There is an amount of commentative techniques in the film: on the lines often associated with Brecht but equally set out for the Soviet filmmakers by Vsevolod Meyerhold, There are a number of musical numbers in the film and the most important is Resort Town Elegy. This is sung for Haruko by Takasugi (Sada Keiji), an itinerant street musician. It is he that provides the final obituary for Haruko in the company of  the cook at the bar who enjoys a friendship,  but also running verbal battles, with Haruko.

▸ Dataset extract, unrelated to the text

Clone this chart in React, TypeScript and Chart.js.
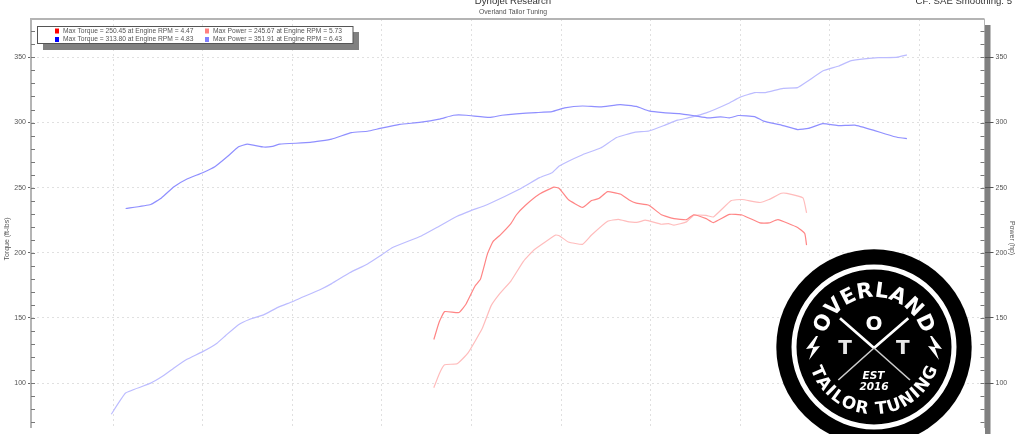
import React, { useEffect, useRef } from "react";
import { Chart, registerables } from "chart.js";

Chart.register(...registerables);

const FONT = '"Liberation Sans", Arial, sans-serif';
const LOGO_FONT = '"DejaVu Sans", "Liberation Sans", sans-serif';

const redTorqueRpm = [3.79,3.82,3.85,3.93,3.97,4.02,4.05,4.09,4.12,4.16,4.22,4.25,4.30,4.38,4.46,4.49,4.54,4.62,4.67,4.71,4.76,4.83,4.88,4.92,4.99,5.06,5.13,5.20,5.24,5.31,5.35,5.44,5.51,5.61,5.66,5.71,5.82,5.86,5.87];
const redTorque = [133.4,146.8,154.8,154.1,160.7,174.5,179.6,199.5,208.6,213.6,222.4,229,236.3,245.1,250.45,249.4,240.9,234.8,240.1,241.6,246.9,245.1,240.5,238.1,236.5,229.2,226.2,225.4,229.2,226.2,223.2,229.5,229,222.9,222.9,225.4,219.4,214.8,205.8];

const bluTorqueRpm = [2.07,2.21,2.27,2.34,2.41,2.50,2.57,2.64,2.70,2.75,2.84,2.89,2.93,3.10,3.22,3.33,3.42,3.49,3.60,3.71,3.82,3.90,3.97,4.10,4.17,4.25,4.36,4.45,4.52,4.62,4.72,4.83,4.92,4.99,5.07,5.16,5.25,5.32,5.39,5.44,5.49,5.58,5.63,5.73,5.82,5.88,5.96,6.05,6.14,6.25,6.31,6.38,6.43];
const bluTorque = [234,237.1,242.1,250.7,256.4,261.5,266.3,274.1,281.4,283.4,281.2,281.7,283.4,284.7,287.2,292.3,293.3,295.5,298.6,300.1,302.6,305.6,305.6,303.9,305.6,306.7,307.6,308.4,311.2,312.7,312,313.8,312.4,308.9,307.6,306.9,305.1,303.6,304.4,303.6,305.4,304.6,301.1,298,294.6,295.5,299.1,297.6,298,293.8,291.2,288.5,287.7];

const redPowerRpm = [3.79,3.82,3.85,3.92,3.98,4.06,4.11,4.16,4.22,4.29,4.35,4.47,4.49,4.54,4.62,4.67,4.76,4.82,4.88,4.93,4.97,5.06,5.10,5.13,5.20,5.24,5.31,5.35,5.45,5.51,5.61,5.66,5.73,5.76,5.85,5.87];
const redPower = [96.4,107,114,114.8,122.9,141.8,159.4,169,178.3,193.4,202.3,213.6,213.1,208.3,206.5,213.6,224.2,225.7,223.7,223.5,225,221.9,222.4,221.2,223.7,228.7,228.7,227.5,240.1,240.9,238.6,240.9,245.67,245.6,242.1,230.7];

const bluPowerRpm = [1.99,2.07,2.21,2.28,2.34,2.41,2.50,2.58,2.63,2.70,2.76,2.84,2.92,3.00,3.04,3.16,3.22,3.32,3.42,3.50,3.56,3.72,3.82,3.92,3.99,4.09,4.27,4.38,4.45,4.49,4.62,4.72,4.81,4.91,4.99,5.08,5.15,5.22,5.31,5.43,5.50,5.58,5.64,5.74,5.82,5.88,5.96,6.05,6.12,6.27,6.37,6.43];
const bluPower = [76,92.3,99.9,105.5,111.5,118,124.1,130.6,136.7,144.8,148.8,152.3,158.1,162.4,164.9,172,176.3,184.6,191.4,198.5,204,212.9,220.4,228,232,237.1,248.9,257.7,261.5,266.6,275.3,280.4,288.5,292.5,293.5,298,301.8,303.9,307.4,314.4,319.5,323,323,326.3,326.8,332.1,339.6,343.4,347.5,349.8,350,351.91];

const titleText = "Dynojet Research";
const subtitleText = "Overland Tailor Tuning";
const cornerText = "CF: SAE Smoothing: 5";
const leftAxisText = "Torque (ft-lbs)";
const rightAxisText = "Power (hp)";
const logoTop = "OVERLAND";
const logoBottom = "TAILOR TUNING";
const logoCentre = ["O", "T", "T"];
const logoYear = ["EST", "2016"];

const legendRows = [
  { label: "Max Torque = 250.45 at Engine RPM = 4.47", swatch: "#ff0000" },
  { label: "Max Torque = 313.80 at Engine RPM = 4.83", swatch: "#0000ff" },
  { label: "Max Power = 245.67 at Engine RPM = 5.73", swatch: "#ff8080" },
  { label: "Max Power = 351.91 at Engine RPM = 6.43", swatch: "#8080ff" },
];

const xy = (xs: number[], ys: number[]) => xs.map((x, i) => ({ x, y: ys[i] }));

function arcText(ctx: CanvasRenderingContext2D, text: string, cx: number, cy: number, r: number, span: number, top: boolean) {
  const widths = [...text].map((c) => ctx.measureText(c).width);
  const total = widths.reduce((a, b) => a + b, 0);
  const gap = (span * r - total) / (text.length - 1);
  let s = -(span * r) / 2;
  [...text].forEach((c, i) => {
    const mid = (s + widths[i] / 2) / r;
    ctx.save();
    if (top) {
      ctx.translate(cx + r * Math.sin(mid), cy - r * Math.cos(mid));
      ctx.rotate(mid);
    } else {
      ctx.translate(cx + r * Math.sin(mid), cy + r * Math.cos(mid));
      ctx.rotate(-mid);
    }
    ctx.textAlign = "center";
    ctx.textBaseline = "alphabetic";
    ctx.fillText(c, 0, 0);
    ctx.restore();
    s += widths[i] + gap;
  });
}

function bolt(ctx: CanvasRenderingContext2D, cx: number, cy: number, flip: number) {
  const p = [[3, -12], [-7, 1], [0, 0], [-4, 12], [7, -2], [0, -1], [5, -12]];
  ctx.beginPath();
  p.forEach(([x, y], i) => {
    const px = cx + x * flip;
    const py = cy + y;
    if (i === 0) ctx.moveTo(px, py);
    else ctx.lineTo(px, py);
  });
  ctx.closePath();
  ctx.fill();
}

const decorations = {
  id: "decorations",
  beforeDraw(chart: any) {
    const { ctx, chartArea: a } = chart;
    ctx.save();
    ctx.fillStyle = "#ffffff";
    ctx.fillRect(0, 0, chart.width, chart.height);
    ctx.fillStyle = "#808080";
    ctx.fillRect(a.right + 0.5, 25, 5.5, chart.height - 25);
    ctx.restore();
  },
  afterDraw(chart: any) {
    const { ctx, chartArea: a, scales } = chart;
    ctx.save();
    // top frame
    ctx.fillStyle = "#b4b4b4";
    ctx.fillRect(a.left - 1, a.top - 1, a.right - a.left + 1, 2);

    // inward tick marks
    ctx.strokeStyle = "#777777";
    ctx.lineWidth = 1;
    scales.y.ticks.forEach((t: any) => {
      const py = Math.round(scales.y.getPixelForValue(t.value)) + 0.5;
      ctx.beginPath();
      ctx.moveTo(a.left, py);
      ctx.lineTo(a.left + 4, py);
      ctx.moveTo(a.right - 4, py);
      ctx.lineTo(a.right, py);
      ctx.stroke();
    });

    // title texts
    ctx.fillStyle = "#333333";
    ctx.textBaseline = "alphabetic";
    ctx.font = `9.6px ${FONT}`;
    ctx.textAlign = "center";
    ctx.fillText(titleText, 513, 4);
    ctx.textAlign = "right";
    ctx.fillText(cornerText, 1012, 4);
    ctx.fillStyle = "#555555";
    ctx.font = `6.8px ${FONT}`;
    ctx.textAlign = "center";
    ctx.fillText(subtitleText, 513, 14);

    // rotated axis names
    ctx.font = `7px ${FONT}`;
    ctx.save();
    ctx.translate(7, 239);
    ctx.rotate(-Math.PI / 2);
    ctx.textBaseline = "middle";
    ctx.fillText(leftAxisText, 0, 0);
    ctx.restore();
    ctx.save();
    ctx.translate(1012, 238);
    ctx.rotate(Math.PI / 2);
    ctx.textBaseline = "middle";
    ctx.fillText(rightAxisText, 0, 0);
    ctx.restore();

    // legend
    ctx.fillStyle = "#808080";
    ctx.fillRect(43, 32, 316, 18);
    ctx.fillStyle = "#ffffff";
    ctx.fillRect(37.5, 26.5, 315.5, 17);
    ctx.strokeStyle = "#555555";
    ctx.strokeRect(37.5, 26.5, 315.5, 17);
    ctx.font = `6.7px ${FONT}`;
    ctx.textAlign = "left";
    ctx.textBaseline = "middle";
    legendRows.forEach((row, i) => {
      const col = i < 2 ? 0 : 1;
      const line = i % 2;
      const sx = col === 0 ? 55 : 205;
      const sy = line === 0 ? 28.5 : 37;
      ctx.fillStyle = row.swatch;
      ctx.fillRect(sx, sy, 4, 5);
      ctx.fillStyle = "#555555";
      ctx.fillText(row.label, sx + 8, sy + 2.5);
    });

    // badge
    const cx = 874;
    const cy = 347;
    ctx.fillStyle = "#000000";
    ctx.beginPath();
    ctx.arc(cx, cy, 97.7, 0, Math.PI * 2);
    ctx.fill();
    ctx.strokeStyle = "#ffffff";
    ctx.lineWidth = 5;
    ctx.beginPath();
    ctx.arc(cx, cy, 80, 0, Math.PI * 2);
    ctx.stroke();
    ctx.fillStyle = "#ffffff";
    ctx.font = `bold 21px ${LOGO_FONT}`;
    arcText(ctx, logoTop, cx, cy, 50, (150 * Math.PI) / 180, true);
    ctx.font = `bold 17px ${LOGO_FONT}`;
    arcText(ctx, logoBottom, cx, cy, 67, (142 * Math.PI) / 180, false);
    ctx.font = `bold 20px ${LOGO_FONT}`;
    ctx.textAlign = "center";
    ctx.textBaseline = "middle";
    ctx.fillText(logoCentre[0], 874, 325);
    ctx.fillStyle = "#e8e8e8";
    ctx.fillText(logoCentre[1], 845, 348.5);
    ctx.fillText(logoCentre[2], 902.7, 348.5);
    ctx.strokeStyle = "#ffffff";
    ctx.lineWidth = 2.8;
    ctx.beginPath();
    ctx.moveTo(840, 318.3);
    ctx.lineTo(874, 348);
    ctx.moveTo(908.3, 318.3);
    ctx.lineTo(874, 348);
    ctx.stroke();
    ctx.lineWidth = 1.6;
    ctx.strokeStyle = "#cccccc";
    ctx.beginPath();
    ctx.moveTo(874, 348);
    ctx.lineTo(910, 380);
    ctx.moveTo(874, 348);
    ctx.lineTo(838.3, 380);
    ctx.stroke();
    ctx.fillStyle = "#ffffff";
    ctx.font = `italic bold 10.5px ${LOGO_FONT}`;
    ctx.fillText(logoYear[0], 873.5, 376);
    ctx.fillText(logoYear[1], 874, 387);
    bolt(ctx, 813, 348, 1);
    bolt(ctx, 935, 348, -1);
    ctx.restore();
  },
};

export default function App() {
  const ref = useRef<HTMLCanvasElement>(null);
  useEffect(() => {
    if (!ref.current) return;
    const isMajor = (v: number) => Math.abs(v % 50) < 1e-6;
    const yBase = (tickLength: number, tickColor: string, withGrid: boolean) => ({
      min: 65.6,
      max: 379.5,
      afterFit: (s: any) => {
        s.width = withGrid ? 31 : 39.5;
      },
      ticks: {
        stepSize: 10,
        includeBounds: false,
        autoSkip: false,
        maxRotation: 0,
        padding: 2,
        color: "#555555",
        font: { size: 7, family: FONT },
        callback: (v: any) => (isMajor(Number(v)) ? String(v) : ""),
      },
      border: { display: true, color: "#b4b4b4", width: withGrid ? 2 : 1, dash: [2, 3] },
      grid: {
        display: true,
        drawOnChartArea: withGrid,
        drawTicks: true,
        tickLength,
        lineWidth: 1,
        color: (c: any) => (isMajor(c.tick?.value ?? 1) ? "#e0e0e0" : "rgba(0,0,0,0)"),
        tickColor: (c: any) => (isMajor(c.tick?.value ?? 1) ? tickColor : "rgba(0,0,0,0)"),
      },
    });
    const chart = new Chart(ref.current, {
      type: "line",
      data: {
        datasets: [
          { label: legendRows[0].label, data: xy(redTorqueRpm, redTorque), yAxisID: "y", borderColor: "#ff8585" },
          { label: legendRows[1].label, data: xy(bluTorqueRpm, bluTorque), yAxisID: "y", borderColor: "#8f8fff" },
          { label: legendRows[2].label, data: xy(redPowerRpm, redPower), yAxisID: "y1", borderColor: "#ffbcbc" },
          { label: legendRows[3].label, data: xy(bluPowerRpm, bluPower), yAxisID: "y1", borderColor: "#bcbcff" },
        ],
      },
      options: {
        responsive: false,
        animation: false,
        layout: { autoPadding: false, padding: { top: 19, left: 0, right: 0, bottom: 0 } },
        elements: { point: { radius: 0 }, line: { borderWidth: 1.2, tension: 0.12 } },
        plugins: { legend: { display: false }, title: { display: false }, tooltip: { enabled: false } },
        scales: {
          x: {
            type: "linear",
            min: 1.542,
            max: 6.863,
            afterFit: (s: any) => {
              s.height = 0;
            },
            ticks: { display: false, stepSize: 0.5, includeBounds: false, autoSkip: false },
            border: { display: false, dash: [2, 3] },
            grid: { color: "#e0e0e0", lineWidth: 1, drawTicks: false },
          },
          y: { ...yBase(3, "#666666", true), position: "left" },
          y1: { ...yBase(9, "#555555", false), position: "right" },
        },
      } as any,
      plugins: [decorations],
    });
    return () => chart.destroy();
  }, []);
  return (
    <div style={{ position: "absolute", left: 0, top: 0, width: 1024, height: 434, overflow: "hidden", background: "#fff" }}>
      <canvas ref={ref} width={1024} height={434} style={{ display: "block" }} />
    </div>
  );
}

Stylistically the film is dominated by static mid-shots and plan américains. The accompanying close-ups seemed to be to be slightly fewer than was common in popular narrative film. This was also true of dollies and tracks and of low and high angle shots, though all these were used as well, often for emphasis. Much of the film was in deep focus, but there was little deep staging. The exception was a long take late in the film with Haruko at Yugowara Railway Station, [on the way back from Tokyo). She stands still and we gradually discern the approaching train in the distance: followed by three mid-shots and then a close-up of a discarded sandal.

The film was produced by Shochiku, who had a tradition in the ‘shomin geki’ film [lower middle-class dramas]: though this is closer to the lumpen proletarian situation found in some of the films by Naruse Mikio. Essentially this film is a ‘mother picture’ or haha-mono, and this genre frequently depicts unsympathetic children.  It is certainly a melodrama whilst at the same time it offers the sort of social critique more commonly associated with social realism. Kinoshita worked with a number of regular film actors and crafts people on this film: and the production values are very good. Apart from the montage sequence the style is generally straightforward, more akin to Naruse than Ozu: though the latter’s Tokyo Story (1953) also features the Atami resort. There are also parallels with the films of Kinoshita’s mentor, Shimazu Yasujiro:. I was especially struck by a couple of low-angle shots up stairwells and staircases which reminded me of Children of the Beehive (1948 Hachi no su no kodomotachi ), director Shimizu Hiroshi.

The films are still touring the UK and worth looking out for. A Japanese Tragedy was screened in 35mm. It was a fair print though it was a dupe. The definition was pretty good but the contrast was not brilliant, especially in night scenes.